Increase direct funding to southern-based NGOs for humanitarian action

Commitment 2:

Reaffirm the Principles of Partnership

Commitment 3:

Increase transparency around resource transfers to southern-based national and local NGOs

Commitment 4:

Stop undermining local capacity

Commitment 5:

Emphasise the importance of national actors

Commitment 6:

Address subcontracting

Commitment 7:

Robust organisational support and capacity building

Commitment 8:

Communication to the media and the public about partners


As it has moved forward, C4C’s mandate has adapted to keep up with the external environment. Not content with simply drawing attention to the disproportionate and unequal status quo of the aid sector, the C4C is becoming increasingly important in crafting the tools and outputs needed to guarantee that real and effective localisation is achievable. There is an increasing movement within the Charter’s signatories towards bringing local actors directly into high-level debates, meeting with key decision-makers on the international stage, and sharing learnings and experiences with the wider aid sector.
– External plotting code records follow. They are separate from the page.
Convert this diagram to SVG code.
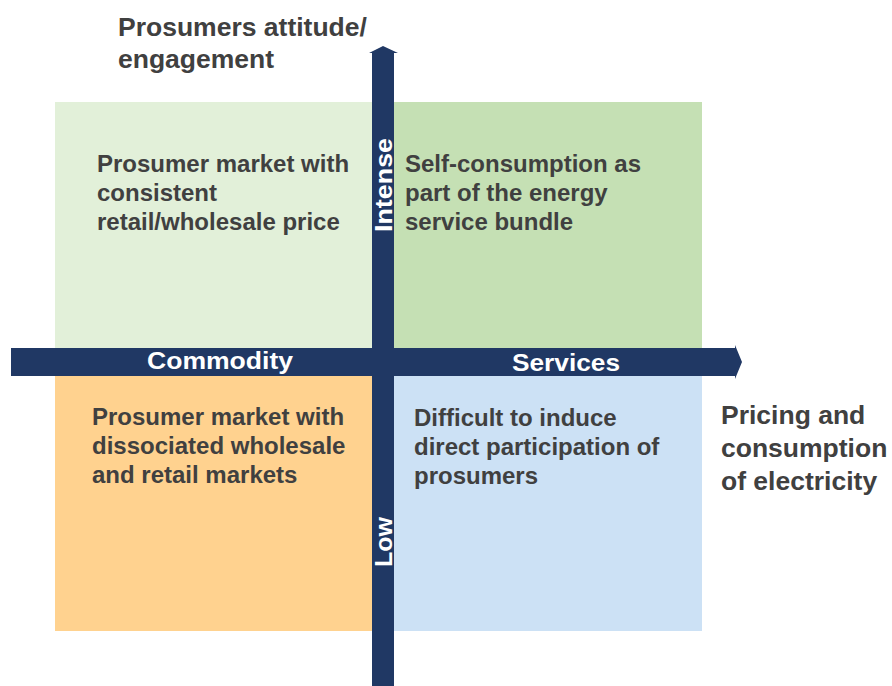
<svg xmlns="http://www.w3.org/2000/svg" width="892" height="686" viewBox="0 0 892 686">
<style>
.t{font-family:"Liberation Sans",Arial,sans-serif;font-weight:bold;font-size:24px;fill:#404040}
.h{font-family:"Liberation Sans",Arial,sans-serif;font-weight:bold;font-size:26.5px;fill:#404040}
.w{font-family:"Liberation Sans",Arial,sans-serif;font-weight:bold;font-size:24px;fill:#ffffff}
.bar{fill:#203864}
</style>
<rect width="892" height="686" fill="#ffffff"/>
<g id="q-top-left"><rect x="55" y="102" width="330" height="260" fill="#E2F0D9"/>
<text class="t"><tspan x="97" y="172">Prosumer market with</tspan><tspan x="97" y="201">consistent</tspan><tspan x="97" y="230">retail/wholesale price</tspan></text></g>
<g id="q-top-right"><rect x="385" y="102" width="317" height="260" fill="#C5E0B4"/>
<text class="t"><tspan x="405" y="172">Self-consumption as</tspan><tspan x="405" y="201">part of the energy</tspan><tspan x="405" y="230">service bundle</tspan></text></g>
<g id="q-bottom-left"><rect x="55" y="362" width="330" height="269" fill="#FFD28F"/>
<text class="t"><tspan x="92" y="425">Prosumer market with</tspan><tspan x="92" y="454">dissociated wholesale</tspan><tspan x="92" y="483">and retail markets</tspan></text></g>
<g id="q-bottom-right"><rect x="385" y="362" width="317" height="269" fill="#CCE1F5"/>
<text class="t"><tspan x="414" y="426">Difficult to induce</tspan><tspan x="414" y="455">direct participation of</tspan><tspan x="414" y="484">prosumers</tspan></text></g>
<g id="connectors">
<polygon class="bar" points="372,686 372,53 369,53 383,46 398,53 394,53 394,686"/>
<polygon class="bar" points="11,348 735,348 735,345 742,362 735,379 735,376 11,376"/>
</g>
<g id="axis-labels">
<text class="w" x="220" y="369" text-anchor="middle" textLength="146" lengthAdjust="spacingAndGlyphs">Commodity</text>
<text class="w" x="566" y="371" text-anchor="middle" textLength="108" lengthAdjust="spacingAndGlyphs">Services</text>
<text class="w" transform="translate(392,185) rotate(-90)" text-anchor="middle" textLength="94" lengthAdjust="spacingAndGlyphs">Intense</text>
<text class="w" transform="translate(392,542) rotate(-90)" text-anchor="middle" textLength="50" lengthAdjust="spacingAndGlyphs">Low</text>
</g>
<g id="title-y"><text class="h"><tspan x="118" y="36">Prosumers attitude/</tspan><tspan x="118" y="68">engagement</tspan></text></g>
<g id="title-x"><text class="h"><tspan x="721" y="424">Pricing and</tspan><tspan x="721" y="457">consumption</tspan><tspan x="721" y="490">of electricity</tspan></text></g>
</svg>
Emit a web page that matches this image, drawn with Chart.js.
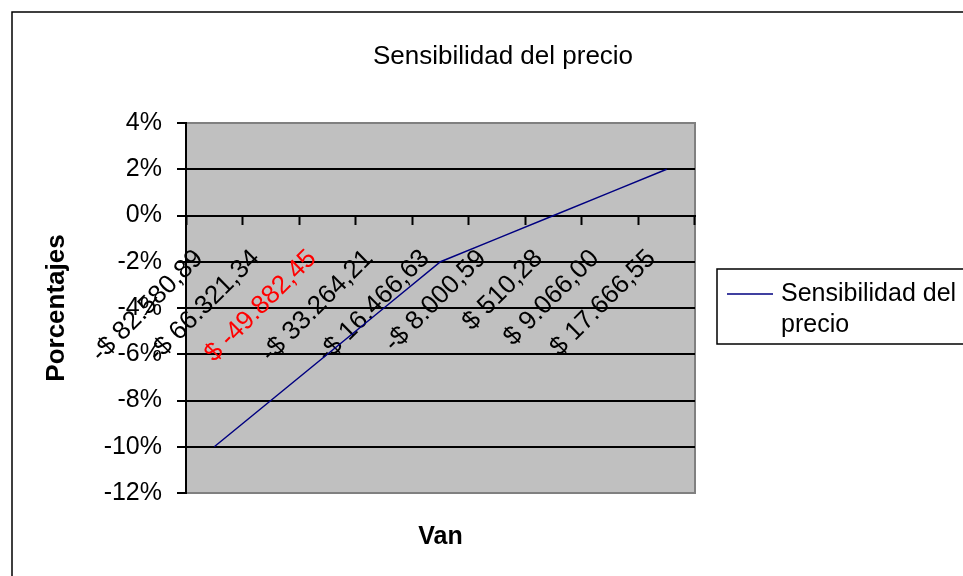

Charter4Change is a collective, and it is only as strong as the sum of its parts. Over recent months the Charter’s signatories have tested themselves against their own commitments through an in-depth interim reporting process, marking their progress at the one-year point between the WHS and the deadline of May 2018 (that signatories set for themselves to achieve progress against the 8 commitments). The feedback demonstrates examples of progress and good practice, but also flags instances where signatories have yet to achieve their ambitions. On the positive side, for example, one organisation reported that it is introducing and adapting policies to guarantee that ethical recruitment practices are put into place. Some signatories are taking positive steps to ensure that the role of local, ‘southern’, actors is more prominent in key discussions and debates. But in other instances, signatories will face considerable challenges over the next 10 months if they are to achieve the goals that they set for themselves. For example, with regards to providing (and evidencing) direct funding to local actors as a proportion of total humanitarian expenditure, these figures ranged from as high as 80% for some signatures, to 5% for two others. Similarly, signatories reported particular challenges around capturing the amount they dedicated towards capacity strengthening, and evidencing the impact of these interventions.

But this sense-check also highlighted challenges that Charter4Change signatories will have to address over the coming months. Signatories are going to have to be realistic about what the commitments mean for their operating models and ways of working. There is still a lot of work to be done, to ensure that the right systems and guidelines are in place to see them through the process of implementing the commitments. For some, particularly organisations that are traditionally more operational and less partner-focused, the changes must go beyond updating systems and address wider issues such as organisational culture and identity.